STATED EXERCISE |
The data below should be restated word for word, with every picture omitted.
========================================================================
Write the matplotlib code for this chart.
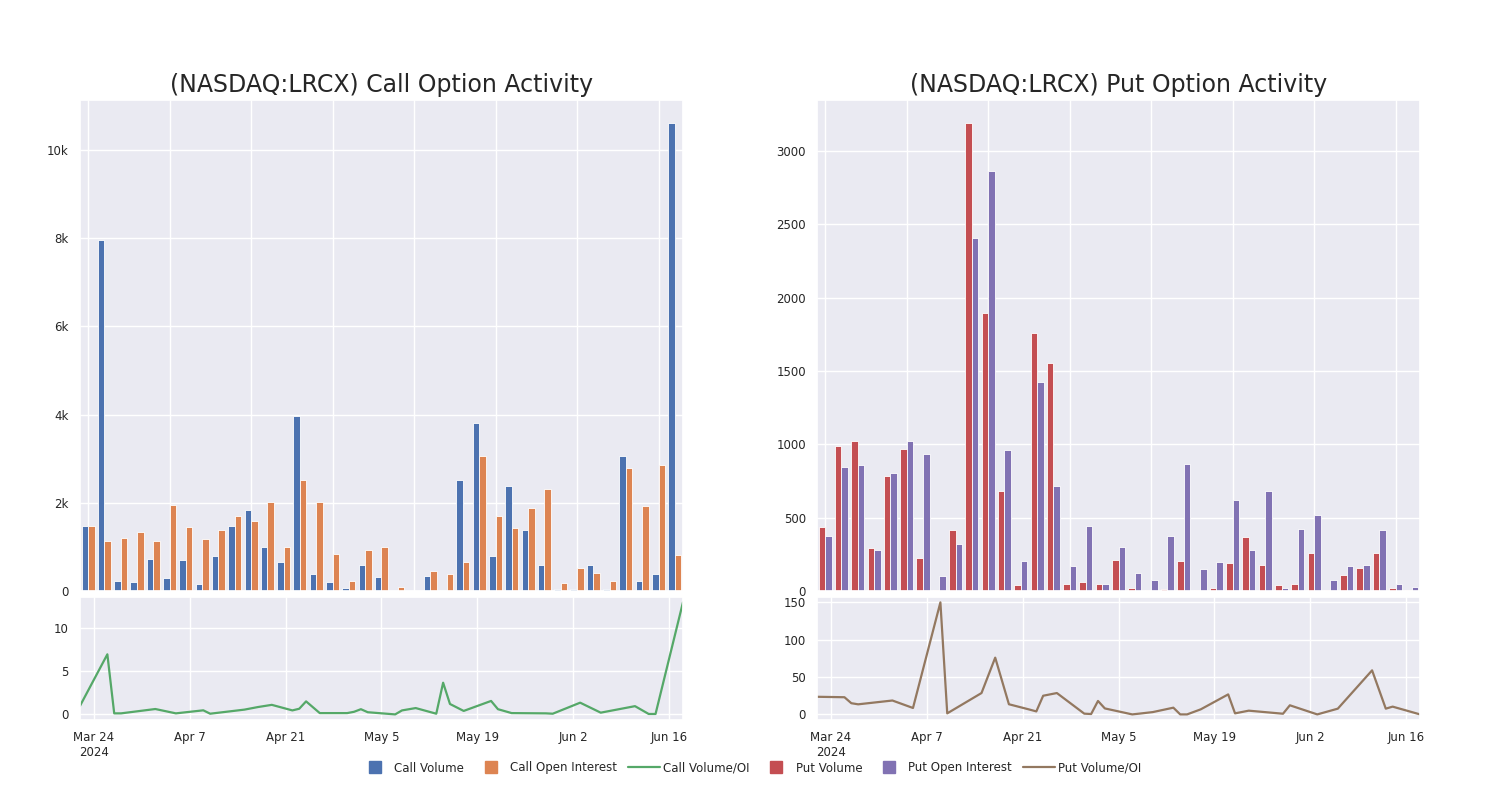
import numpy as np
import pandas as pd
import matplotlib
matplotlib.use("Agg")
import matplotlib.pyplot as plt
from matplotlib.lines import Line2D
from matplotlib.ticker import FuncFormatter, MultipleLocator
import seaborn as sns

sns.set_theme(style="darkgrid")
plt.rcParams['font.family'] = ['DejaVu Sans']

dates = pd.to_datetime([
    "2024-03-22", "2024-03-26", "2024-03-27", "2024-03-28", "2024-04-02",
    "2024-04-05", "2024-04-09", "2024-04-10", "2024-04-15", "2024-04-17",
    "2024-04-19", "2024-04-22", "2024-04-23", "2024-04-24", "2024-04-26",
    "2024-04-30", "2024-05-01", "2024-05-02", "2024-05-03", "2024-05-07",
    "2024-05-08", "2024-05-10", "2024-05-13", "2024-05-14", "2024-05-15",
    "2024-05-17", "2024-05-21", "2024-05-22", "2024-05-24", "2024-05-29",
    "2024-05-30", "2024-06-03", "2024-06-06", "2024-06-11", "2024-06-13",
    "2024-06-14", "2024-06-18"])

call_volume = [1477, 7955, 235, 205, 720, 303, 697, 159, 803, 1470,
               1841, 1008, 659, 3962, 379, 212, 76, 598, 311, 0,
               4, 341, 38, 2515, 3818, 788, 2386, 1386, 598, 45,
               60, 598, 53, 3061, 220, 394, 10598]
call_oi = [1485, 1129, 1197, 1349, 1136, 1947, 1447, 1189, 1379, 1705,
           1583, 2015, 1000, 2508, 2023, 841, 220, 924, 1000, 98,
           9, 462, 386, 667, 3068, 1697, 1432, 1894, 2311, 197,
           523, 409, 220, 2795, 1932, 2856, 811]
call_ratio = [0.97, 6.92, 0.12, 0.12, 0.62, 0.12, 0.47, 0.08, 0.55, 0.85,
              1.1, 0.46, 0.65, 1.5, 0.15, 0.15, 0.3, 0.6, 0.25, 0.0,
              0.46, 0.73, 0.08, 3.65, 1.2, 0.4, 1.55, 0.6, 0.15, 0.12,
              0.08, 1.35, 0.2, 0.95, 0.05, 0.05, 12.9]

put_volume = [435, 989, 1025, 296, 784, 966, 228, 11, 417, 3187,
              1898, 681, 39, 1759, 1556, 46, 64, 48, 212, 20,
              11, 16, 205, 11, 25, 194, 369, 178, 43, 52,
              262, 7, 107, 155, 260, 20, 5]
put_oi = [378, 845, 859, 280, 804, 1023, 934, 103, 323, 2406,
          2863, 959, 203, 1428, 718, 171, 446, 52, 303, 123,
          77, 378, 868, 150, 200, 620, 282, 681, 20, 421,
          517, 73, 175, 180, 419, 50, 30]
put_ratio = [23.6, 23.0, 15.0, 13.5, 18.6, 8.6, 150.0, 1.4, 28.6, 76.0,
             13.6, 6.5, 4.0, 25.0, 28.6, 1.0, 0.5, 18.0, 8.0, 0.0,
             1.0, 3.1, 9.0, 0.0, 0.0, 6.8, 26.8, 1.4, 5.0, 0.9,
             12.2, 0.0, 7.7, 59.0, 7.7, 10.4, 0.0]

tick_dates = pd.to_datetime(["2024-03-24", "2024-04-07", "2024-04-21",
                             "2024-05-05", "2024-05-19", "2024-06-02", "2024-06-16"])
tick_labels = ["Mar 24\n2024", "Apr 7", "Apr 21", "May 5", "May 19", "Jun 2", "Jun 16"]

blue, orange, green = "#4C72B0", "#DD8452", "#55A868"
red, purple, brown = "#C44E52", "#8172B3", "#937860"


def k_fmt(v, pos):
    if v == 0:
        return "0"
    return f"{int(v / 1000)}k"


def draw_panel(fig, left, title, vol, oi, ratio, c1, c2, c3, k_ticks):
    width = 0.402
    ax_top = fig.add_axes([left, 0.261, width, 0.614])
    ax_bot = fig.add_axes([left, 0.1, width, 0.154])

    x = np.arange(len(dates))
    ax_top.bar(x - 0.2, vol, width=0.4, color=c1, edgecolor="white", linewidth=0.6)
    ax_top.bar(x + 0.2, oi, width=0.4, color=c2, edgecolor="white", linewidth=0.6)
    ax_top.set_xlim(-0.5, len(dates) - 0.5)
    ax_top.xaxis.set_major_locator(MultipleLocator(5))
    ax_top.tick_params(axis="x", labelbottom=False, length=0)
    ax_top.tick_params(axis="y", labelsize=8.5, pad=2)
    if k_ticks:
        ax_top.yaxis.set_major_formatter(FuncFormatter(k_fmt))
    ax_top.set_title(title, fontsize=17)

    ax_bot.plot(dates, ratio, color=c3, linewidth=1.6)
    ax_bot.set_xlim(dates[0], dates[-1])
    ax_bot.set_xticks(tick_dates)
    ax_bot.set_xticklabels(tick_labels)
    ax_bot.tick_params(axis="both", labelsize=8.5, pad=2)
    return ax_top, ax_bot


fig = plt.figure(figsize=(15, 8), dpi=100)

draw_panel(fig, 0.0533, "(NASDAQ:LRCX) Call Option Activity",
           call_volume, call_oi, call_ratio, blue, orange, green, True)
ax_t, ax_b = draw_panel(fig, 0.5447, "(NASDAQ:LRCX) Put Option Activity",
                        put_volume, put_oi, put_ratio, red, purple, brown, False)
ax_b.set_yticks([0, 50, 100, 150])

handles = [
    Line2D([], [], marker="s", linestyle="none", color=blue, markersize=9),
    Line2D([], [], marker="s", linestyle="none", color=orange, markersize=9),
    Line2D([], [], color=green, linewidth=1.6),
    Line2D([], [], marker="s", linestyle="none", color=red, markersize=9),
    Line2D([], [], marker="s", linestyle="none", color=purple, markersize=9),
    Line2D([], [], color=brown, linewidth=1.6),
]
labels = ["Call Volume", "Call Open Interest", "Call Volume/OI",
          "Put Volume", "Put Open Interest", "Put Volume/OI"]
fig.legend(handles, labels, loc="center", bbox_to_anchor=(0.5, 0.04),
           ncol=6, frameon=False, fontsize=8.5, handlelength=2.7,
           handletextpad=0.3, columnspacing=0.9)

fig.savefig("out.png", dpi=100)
========================================================================
OUTPUT |
Write the matplotlib code for this chart.
import numpy as np
import pandas as pd
import matplotlib
matplotlib.use("Agg")
import matplotlib.pyplot as plt
from matplotlib.lines import Line2D
from matplotlib.ticker import FuncFormatter, MultipleLocator
import seaborn as sns

sns.set_theme(style="darkgrid")
plt.rcParams['font.family'] = ['DejaVu Sans']

dates = pd.to_datetime([
    "2024-03-22", "2024-03-26", "2024-03-27", "2024-03-28", "2024-04-02",
    "2024-04-05", "2024-04-09", "2024-04-10", "2024-04-15", "2024-04-17",
    "2024-04-19", "2024-04-22", "2024-04-23", "2024-04-24", "2024-04-26",
    "2024-04-30", "2024-05-01", "2024-05-02", "2024-05-03", "2024-05-07",
    "2024-05-08", "2024-05-10", "2024-05-13", "2024-05-14", "2024-05-15",
    "2024-05-17", "2024-05-21", "2024-05-22", "2024-05-24", "2024-05-29",
    "2024-05-30", "2024-06-03", "2024-06-06", "2024-06-11", "2024-06-13",
    "2024-06-14", "2024-06-18"])

call_volume = [1477, 7955, 235, 205, 720, 303, 697, 159, 803, 1470,
               1841, 1008, 659, 3962, 379, 212, 76, 598, 311, 0,
               4, 341, 38, 2515, 3818, 788, 2386, 1386, 598, 45,
               60, 598, 53, 3061, 220, 394, 10598]
call_oi = [1485, 1129, 1197, 1349, 1136, 1947, 1447, 1189, 1379, 1705,
           1583, 2015, 1000, 2508, 2023, 841, 220, 924, 1000, 98,
           9, 462, 386, 667, 3068, 1697, 1432, 1894, 2311, 197,
           523, 409, 220, 2795, 1932, 2856, 811]
call_ratio = [0.97, 6.92, 0.12, 0.12, 0.62, 0.12, 0.47, 0.08, 0.55, 0.85,
              1.1, 0.46, 0.65, 1.5, 0.15, 0.15, 0.3, 0.6, 0.25, 0.0,
              0.46, 0.73, 0.08, 3.65, 1.2, 0.4, 1.55, 0.6, 0.15, 0.12,
              0.08, 1.35, 0.2, 0.95, 0.05, 0.05, 12.9]

put_volume = [435, 989, 1025, 296, 784, 966, 228, 11, 417, 3187,
              1898, 681, 39, 1759, 1556, 46, 64, 48, 212, 20,
              11, 16, 205, 11, 25, 194, 369, 178, 43, 52,
              262, 7, 107, 155, 260, 20, 5]
put_oi = [378, 845, 859, 280, 804, 1023, 934, 103, 323, 2406,
          2863, 959, 203, 1428, 718, 171, 446, 52, 303, 123,
          77, 378, 868, 150, 200, 620, 282, 681, 20, 421,
          517, 73, 175, 180, 419, 50, 30]
put_ratio = [23.6, 23.0, 15.0, 13.5, 18.6, 8.6, 150.0, 1.4, 28.6, 76.0,
             13.6, 6.5, 4.0, 25.0, 28.6, 1.0, 0.5, 18.0, 8.0, 0.0,
             1.0, 3.1, 9.0, 0.0, 0.0, 6.8, 26.8, 1.4, 5.0, 0.9,
             12.2, 0.0, 7.7, 59.0, 7.7, 10.4, 0.0]

tick_dates = pd.to_datetime(["2024-03-24", "2024-04-07", "2024-04-21",
                             "2024-05-05", "2024-05-19", "2024-06-02", "2024-06-16"])
tick_labels = ["Mar 24\n2024", "Apr 7", "Apr 21", "May 5", "May 19", "Jun 2", "Jun 16"]

blue, orange, green = "#4C72B0", "#DD8452", "#55A868"
red, purple, brown = "#C44E52", "#8172B3", "#937860"


def k_fmt(v, pos):
    if v == 0:
        return "0"
    return f"{int(v / 1000)}k"


def draw_panel(fig, left, title, vol, oi, ratio, c1, c2, c3, k_ticks):
    width = 0.402
    ax_top = fig.add_axes([left, 0.261, width, 0.614])
    ax_bot = fig.add_axes([left, 0.1, width, 0.154])

    x = np.arange(len(dates))
    ax_top.bar(x - 0.2, vol, width=0.4, color=c1, edgecolor="white", linewidth=0.6)
    ax_top.bar(x + 0.2, oi, width=0.4, color=c2, edgecolor="white", linewidth=0.6)
    ax_top.set_xlim(-0.5, len(dates) - 0.5)
    ax_top.xaxis.set_major_locator(MultipleLocator(5))
    ax_top.tick_params(axis="x", labelbottom=False, length=0)
    ax_top.tick_params(axis="y", labelsize=8.5, pad=2)
    if k_ticks:
        ax_top.yaxis.set_major_formatter(FuncFormatter(k_fmt))
    ax_top.set_title(title, fontsize=17)

    ax_bot.plot(dates, ratio, color=c3, linewidth=1.6)
    ax_bot.set_xlim(dates[0], dates[-1])
    ax_bot.set_xticks(tick_dates)
    ax_bot.set_xticklabels(tick_labels)
    ax_bot.tick_params(axis="both", labelsize=8.5, pad=2)
    return ax_top, ax_bot


fig = plt.figure(figsize=(15, 8), dpi=100)

draw_panel(fig, 0.0533, "(NASDAQ:LRCX) Call Option Activity",
           call_volume, call_oi, call_ratio, blue, orange, green, True)
ax_t, ax_b = draw_panel(fig, 0.5447, "(NASDAQ:LRCX) Put Option Activity",
                        put_volume, put_oi, put_ratio, red, purple, brown, False)
ax_b.set_yticks([0, 50, 100, 150])

handles = [
    Line2D([], [], marker="s", linestyle="none", color=blue, markersize=9),
    Line2D([], [], marker="s", linestyle="none", color=orange, markersize=9),
    Line2D([], [], color=green, linewidth=1.6),
    Line2D([], [], marker="s", linestyle="none", color=red, markersize=9),
    Line2D([], [], marker="s", linestyle="none", color=purple, markersize=9),
    Line2D([], [], color=brown, linewidth=1.6),
]
labels = ["Call Volume", "Call Open Interest", "Call Volume/OI",
          "Put Volume", "Put Open Interest", "Put Volume/OI"]
fig.legend(handles, labels, loc="center", bbox_to_anchor=(0.5, 0.04),
           ncol=6, frameon=False, fontsize=8.5, handlelength=2.7,
           handletextpad=0.3, columnspacing=0.9)

fig.savefig("out.png", dpi=100)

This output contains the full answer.